Fortunately for me I grew up watching my mom take care of things herself (because Dad was working) and we all learned good lessons about fixing things and taking care of ourselves from her. And I'm proud to say that if it weren't for learning from my mom, I'd still be waiting for "someone" to install that ceiling fan in the bedroom!

Anonymous said...

*quickly hides red sequin sneekers*
As if! I'm no red sequin sneeker wearer and I'd have told her what else to carry in addition to the pillow! Great story though and a happy ending. I'm a bit of a neat freak and although my son doesn't take after me I think he would fare better than baccy chewing man! :o)
My daughter.... is another story altogether! I only go into her bedroom with one eye open.

dguzman said...

Wow. I'll never look back on my college roommates the same way again! I thought THEY were messy or annoying or gross--your son's old tobacco-chewing cretin makes my roommies look wonderful by comparison!

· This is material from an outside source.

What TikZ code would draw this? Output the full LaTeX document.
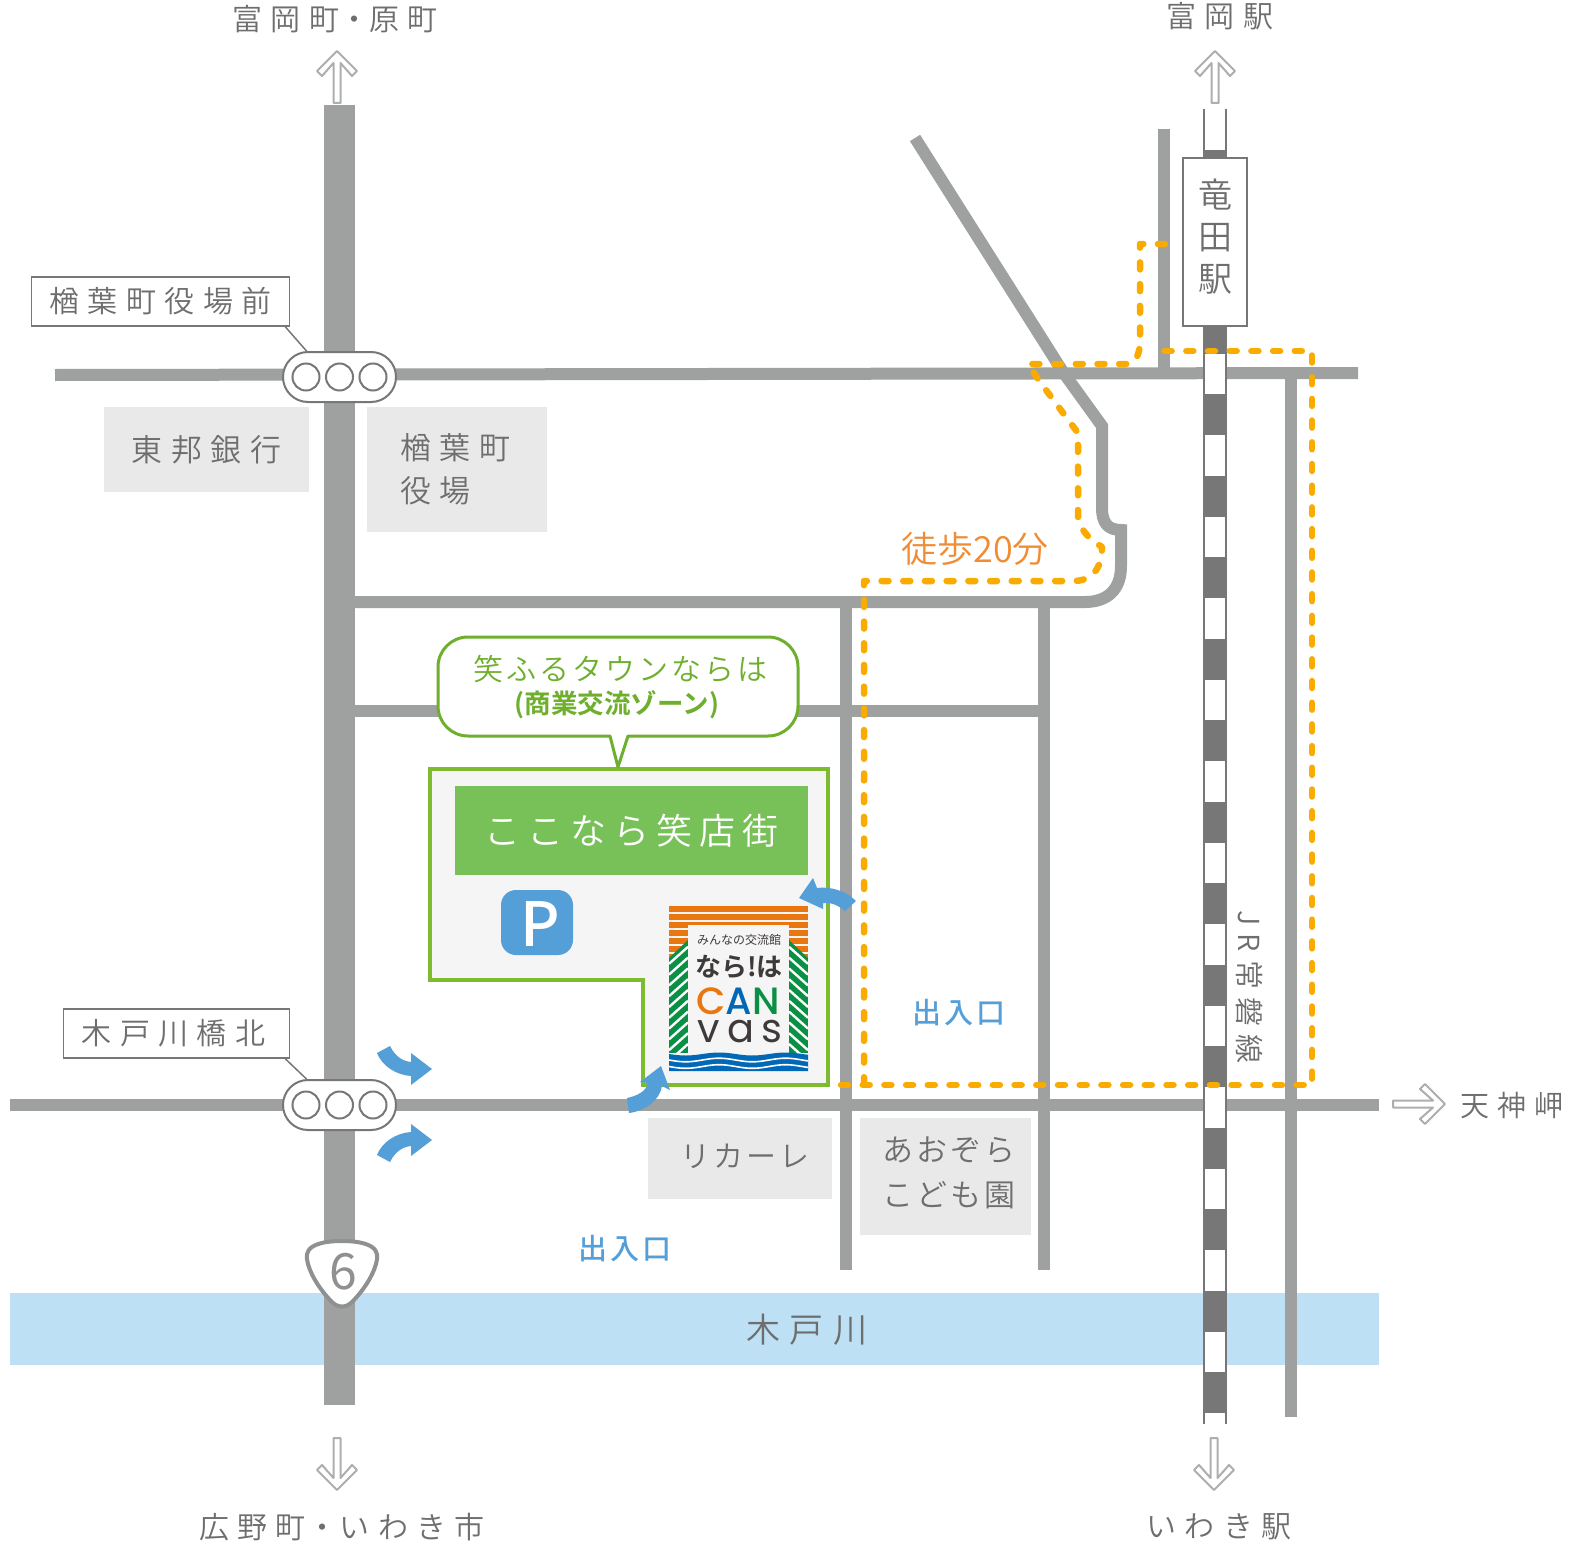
\documentclass[tikz,border=0pt]{standalone}
\usepackage{fontspec}
\usepackage{xcolor}
\usetikzlibrary{calc, shapes.misc}

\IfFontExistsTF{Noto Sans CJK JP DemiLight}{\def\JPname{Noto Sans CJK JP DemiLight}}{\def\JPname{Noto Sans CJK JP}}
\IfFontExistsTF{Noto Sans CJK JP Medium}{\def\JPmed{Noto Sans CJK JP Medium}}{\def\JPmed{Noto Sans CJK JP}}
\IfFontExistsTF{Poppins Medium}{\def\POPname{Poppins Medium}}{\def\POPname{Poppins}}
\newfontfamily\jpfont[BoldFont={Noto Sans CJK JP Bold}]{\JPname}
\newfontfamily\jpwide[LetterSpace=28]{\JPname}
\newfontfamily\jpban[LetterSpace=19]{\JPname}
\newfontfamily\jpmid[LetterSpace=10]{\JPname}
\newfontfamily\jpmed[LetterSpace=10]{\JPmed}
\newfontfamily\jpreg{Noto Sans CJK JP}
\newfontfamily\popfont{\POPname}
\newfontfamily\popwide[LetterSpace=18]{Poppins}
\newfontfamily\popcan[LetterSpace=3]{\POPname}

\definecolor{roadgray}{HTML}{9FA0A0}
\definecolor{textgray}{HTML}{6E6E6E}
\definecolor{linegray}{HTML}{777777}
\definecolor{boxgray}{HTML}{E9E9E9}
\definecolor{rivercol}{HTML}{BDE0F4}
\definecolor{routecol}{HTML}{F9AB00}
\definecolor{walkcol}{HTML}{F08C33}
\definecolor{zonegreen}{HTML}{7DBB2F}
\definecolor{calloutgreen}{HTML}{6FAF2E}
\definecolor{bannergreen}{HTML}{78C159}
\definecolor{zonefill}{HTML}{F5F5F5}
\definecolor{arrowblue}{HTML}{559FD9}
\definecolor{logoorange}{HTML}{EA7610}
\definecolor{logogreen}{HTML}{0A9045}
\definecolor{logoblue}{HTML}{0068B7}
\definecolor{logodark}{HTML}{3E3A39}

\tikzset{
	lbl/.style={text=textgray, inner sep=0pt, font=\jpwide\fontsize{30}{36}\selectfont},
	signbox/.style={lbl, draw=linegray, line width=1.6pt, fill=white, minimum height=49pt},
	placebox/.style={lbl, fill=boxgray, font=\jpwide\fontsize{31}{43}\selectfont},
	signal/.style={rounded rectangle, draw=linegray, line width=2pt, fill=white, minimum width=113pt, minimum height=50pt, inner sep=0pt},
	lamp/.style={circle, draw=linegray, line width=2pt, fill=white, minimum size=27pt, inner sep=0pt},
	leader/.style={draw=linegray, line width=1.5pt},
	road/.style={draw=roadgray, line width=12pt},
	route/.style={draw=routecol, line width=6.5pt, line cap=round, line join=round, dash pattern=on 7pt off 14.7pt},
	holarrow/.style={draw=roadgray!85!white, line width=2pt, fill=white, line join=round},
	flowarrow/.style={fill=arrowblue},
	gateword/.style={text=arrowblue, inner sep=0pt, font=\jpmed\fontsize{29}{34}\selectfont}
}

\begin{document}
\begin{tikzpicture}[x=1pt, y=-1pt]
	\def\RailL{1203};
	\def\RailR{1227};

	\useasboundingbox [fill=white] (0,0) rectangle (1572,1544);

	\fill [rivercol] (10,1293) rectangle (1379,1365);

	\begin{scope}[road]
		\draw (55,375) -- (1358,373);
		\draw (10,1105) -- (1379,1105);
		\draw (354,711) -- (1044,711);
		\draw (846,603) -- (846,1270);
		\draw (1044,603) -- (1044,1270);
		\draw (1164,129) -- (1164,373);
		\draw (1291,373) -- (1291,1417);
		\draw [line join=miter] (915,138) -- (1063,372) -- (1102,426) -- (1102,508) .. controls (1102,523) and (1108,530) .. (1121,530) -- (1121,566) .. controls (1121,590) and (1107,602) .. (1085,602) -- (354,602);
		\draw [line width=31pt] (339.5,105) -- (339.5,1405);
	\end{scope}

	\fill [white] (\RailL,109) rectangle (\RailR,1424);
	\draw [linegray, line width=2.4pt] (\RailL+1.2,109) -- (\RailL+1.2,1424);
	\draw [linegray, line width=2.4pt] (\RailR-1.2,109) -- (\RailR-1.2,1424);
	\fill [linegray] (\RailL,150) rectangle (\RailR,354);
	\foreach \k in {0,...,12}
		\fill [linegray] (\RailL,{394+81.5*\k}) rectangle (\RailR,{435+81.5*\k});

	\filldraw [draw=zonegreen, fill=zonefill, line width=3.6pt] (430,769) -- (828,769) -- (828,1085) -- (643,1085) -- (643,980) -- (430,980) -- cycle;

	\draw [draw=calloutgreen, fill=white, line width=3pt, line join=round] (618,767) -- (628,736) [rounded corners=30pt] -- (798,736) -- (798,637) -- (438,637) -- (438,736) [sharp corners] -- (610,736) -- cycle;

	\node (canopy) [text=calloutgreen, inner sep=0pt, font=\jpmid\fontsize{30}{36}\selectfont] at (620,669) {笑ふるタウンならは};
	\node (zone) [text=calloutgreen, inner sep=0pt, font=\jpfont\bfseries\fontsize{26.5}{30}\selectfont] at (617,705) {(商業交流ゾーン)};

	\node (banner) [fill=bannergreen, text=white, minimum width=353pt, minimum height=89pt, inner sep=0pt, font=\jpban\fontsize{36}{44}\selectfont] at (631.5,830.5) {ここなら笑店街};

	\node (parking) [fill=arrowblue, rounded corners=15pt, minimum width=72pt, minimum height=65pt, inner sep=0pt] at (537,922.5) {};
	\node (parkingP) [inner sep=0pt, text=white, font=\jpmed\fontsize{61}{64}\selectfont] at ($(parking)+(3,2)$) {P};

	\begin{scope}
		\foreach \k in {0,...,6}
			\fill [logoorange] (669,{906+8*\k}) rectangle (808,{911.6+8*\k});
		\fill [zonefill] (688,925) rectangle (789,1053);
		\begin{scope}
			\clip (669,958) -- (688,940) -- (688,1053) -- (669,1053) -- cycle;
			\fill [logogreen] (669,938) rectangle (688,1053);
			\foreach \k in {0,...,11}
				\draw [white, line width=2.4pt] (669,{953+10.8*\k}) -- (688,{936+10.8*\k});
		\end{scope}
		\begin{scope}
			\clip (808,958) -- (789,940) -- (789,1053) -- (808,1053) -- cycle;
			\fill [logogreen] (789,938) rectangle (808,1053);
			\foreach \k in {0,...,11}
				\draw [white, line width=2.4pt] (808,{953+10.8*\k}) -- (789,{936+10.8*\k});
		\end{scope}
		\fill [logoblue] plot [domain=669:808, samples=50] (\x,{1054+1.5*sin(5.4*(\x-669))}) -- (808,1071) -- (669,1071) -- cycle;
		\draw [white, line width=1.6pt] plot [domain=669:808, samples=50] (\x,{1060+1.8*sin(5.4*(\x-669))});
		\draw [white, line width=1.6pt] plot [domain=669:808, samples=50] (\x,{1066.5+1.8*sin(5.4*(\x-669))});

		\node (logotop) [text=logodark, inner sep=0pt, font=\jpreg\fontsize{12}{14}\selectfont] at (739,940) {みんなの交流館};
		\node (logonara) [text=logodark, inner sep=0pt, font=\jpfont\bfseries\fontsize{26}{30}\selectfont] at (739,967) {なら!は};
		\node (logocan) [inner sep=0pt, font=\popcan\fontsize{38}{42}\selectfont] at (738,1001) {\textcolor{logoorange}{C}\textcolor{logoblue}{A}\textcolor{logogreen}{N}};
		\node (logovas) [text=logodark, inner sep=0pt, font=\popwide\fontsize{40}{44}\selectfont] at (740,1032) {vas};
	\end{scope}

	\filldraw [draw=linegray, fill=white, line width=2.6pt] (1183,158) rectangle (1247,326);
	\node (station) [text=textgray, inner sep=0pt, align=center, font=\jpfont\fontsize{34}{42}\selectfont] at (1215,237) {竜\\田\\駅};

	\draw [route] (1165,244) -- (1140,244) -- (1140,340) .. controls (1140,354) and (1136,364) .. (1126,364) -- (1028,364) -- (1040,382) -- (1078,433) -- (1078,517) .. controls (1080,530) and (1090,540) .. (1102,547) .. controls (1102,565) and (1095,580) .. (1075,581) -- (864,581) -- (864,1085);
	\draw [route] (841,1085) -- (1312,1085) -- (1312,351) -- (1162,351);

	\node (sigA) [signal] at (339.5,377) {};
	\node (sigB) [signal] at (339.5,1105) {};
	\foreach \s in {sigA, sigB}
		\foreach \d in {-33.5,0,33.5}
			\node [lamp] at ($(\s)+(\d,0)$) {};

	\node (boxA) [signbox, minimum width=258pt] at (160.5,301.5) {楢葉町役場前};
	\node (boxB) [signbox, minimum width=226pt] at (176.5,1033.5) {木戸川橋北\kern6pt};
	\draw [leader] ($(boxA.south east)+(-5,0)$) -- ($(sigA.north)+(-33,0)$);
	\draw [leader] ($(boxB.south east)+(-5,0)$) -- ($(sigB.north)+(-33,0)$);

	\node (toho) [placebox, minimum width=205pt, minimum height=85pt] at (206.5,449.5) {東邦銀行};
	\node (office) [placebox, inner xsep=33pt, text width=114pt, minimum height=125pt, align=left] at (457,469.5) {楢葉町\\役場};
	\node (liquor) [fill=boxgray, minimum width=184pt, minimum height=81pt] at (740,1158.5) {};
	\node (liquorname) [lbl, font=\jpmid\fontsize{30}{36}\selectfont] at ($(liquor)+(5,-2)$) {リカーレ};
	\node (nursery) [fill=boxgray, minimum width=171pt, minimum height=117pt] at (945,1176.5) {};
	\node (nurseryname) [lbl, font=\jpmid\fontsize{31}{45}\selectfont, align=center] at ($(nursery)+(4,-4)$) {あおぞら\\こども園};

	\node (river) [lbl, font=\jpwide\fontsize{34}{40}\selectfont] at (807,1330) {木戸川};
	\node (line) [lbl, rotate=-90, font=\jpwide\fontsize{29}{34}\selectfont] at (1250,987) {JR常磐線};
	\node (walk) [text=walkcol, inner sep=0pt, font=\jpfont\fontsize{36}{42}\selectfont] at (975,549) {徒歩20分};
	\node (gateE) [gateword] at (959,1013) {出入口};
	\node (gateS) [gateword] at (625,1249) {出入口};

	\node (north) [lbl] at (335,19) {富岡町\kern0pt・\kern0pt原町};
	\node (northE) [lbl] at (1220,16) {富岡駅};
	\node (south) [lbl] at (342,1527) {広野町\kern2pt・\kern2ptいわき市};
	\node (southE) [lbl] at (1219,1527) {いわき駅};
	\node (east) [lbl, font=\jpwide\fontsize{29}{34}\selectfont] at (1512,1105) {天神岬};

	\foreach \ax/\ay/\ang in {337/51/90, 1215/51/90, 337/1490/-90, 1214/1490/-90, 1445/1104/0}
		\draw [holarrow, shift={(\ax,\ay)}, rotate=\ang] (0,0) -- (-20,-20) -- (-25,-15) -- (-12,-3.5) -- (-52,-3.5) -- (-52,3.5) -- (-12,3.5) -- (-25,15) -- (-20,20) -- cycle;

	\begin{scope}[flowarrow]
		\fill (799,898) -- (813,878) -- (817,888) .. controls (832,886) and (847,892) .. (856,901) -- (845,911) .. controls (838,905) and (830,902) .. (823,903) -- (823,909) -- cycle;
		\fill (661,1066) -- (670,1090) -- (662,1086) .. controls (660,1100) and (645,1111) .. (629,1113) -- (627,1098) .. controls (636,1096) and (646,1092) .. (648,1083) -- (640,1082) -- cycle;
		\fill (377,1053) -- (390,1046) .. controls (395,1056) and (402,1061) .. (411,1062) -- (411,1053) -- (432,1069) -- (411,1085) -- (411,1076) .. controls (396,1075) and (382,1066) .. (377,1053) -- cycle;
		\fill (377,1155) .. controls (382,1142) and (396,1133) .. (411,1132) -- (411,1124) -- (432,1140) -- (411,1156) -- (411,1146) .. controls (402,1147) and (395,1152) .. (390,1162) -- cycle;
	\end{scope}

	\filldraw [draw=roadgray!90!black, fill=white, line width=4pt] (342,1241) .. controls (356,1241) and (366,1243) .. (372,1247) .. controls (378,1251) and (378,1257) .. (376,1264) .. controls (372,1278) and (362,1292) .. (352,1302) .. controls (346,1308) and (338,1308) .. (332,1302) .. controls (322,1292) and (312,1278) .. (308,1264) .. controls (306,1257) and (306,1251) .. (312,1247) .. controls (318,1243) and (328,1241) .. (342,1241) -- cycle;
	\node (route6) [text=roadgray!90!black, inner sep=0pt, font=\jpreg\fontsize{50}{54}\selectfont] at (343,1272) {6};
\end{tikzpicture}
\end{document}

And AMEN to the value of strong women who can do for themselves! In my case, part of it comes from my upbringing and part from my lesbianism, I think. (Who really knows?) I definitely steer clear of the red-sequin-shoe types!

Susan Gets Native said...

Good grief.
I have mixed feelings about weak, I-don't-know-how-to-do-anything women. I feel bad for them, because as Ruthie said, they never learned how to do for themselves. But I also get really ticked off at them, because when you are an adult, excuses wear pretty thin. My husband has a cousin who makes me crazy. All she knows is shopping and getting the NANNY and her husband or daddy to do and get for her. She was spoiled rotten as a child, but that stopped being an excuse and turns into just a reason a long time ago.
Lorelei's school is FULL of high-maintenance, stooopid mommies, and I hear them all the time complaining about "the help" or how helpless they themselves are. I try very hard not to roll my eyes too overtly. I overheard one of them say that they actually had to call a handy-man to change some lightbulbs in their house. Whaaa? Are you kidding me?
They are definitely red-sequined shoe wearers.
And then there's me...wearing bird-poop-splattered jeans, going off to wrestle a red-tailed hawk and make it bow to my will.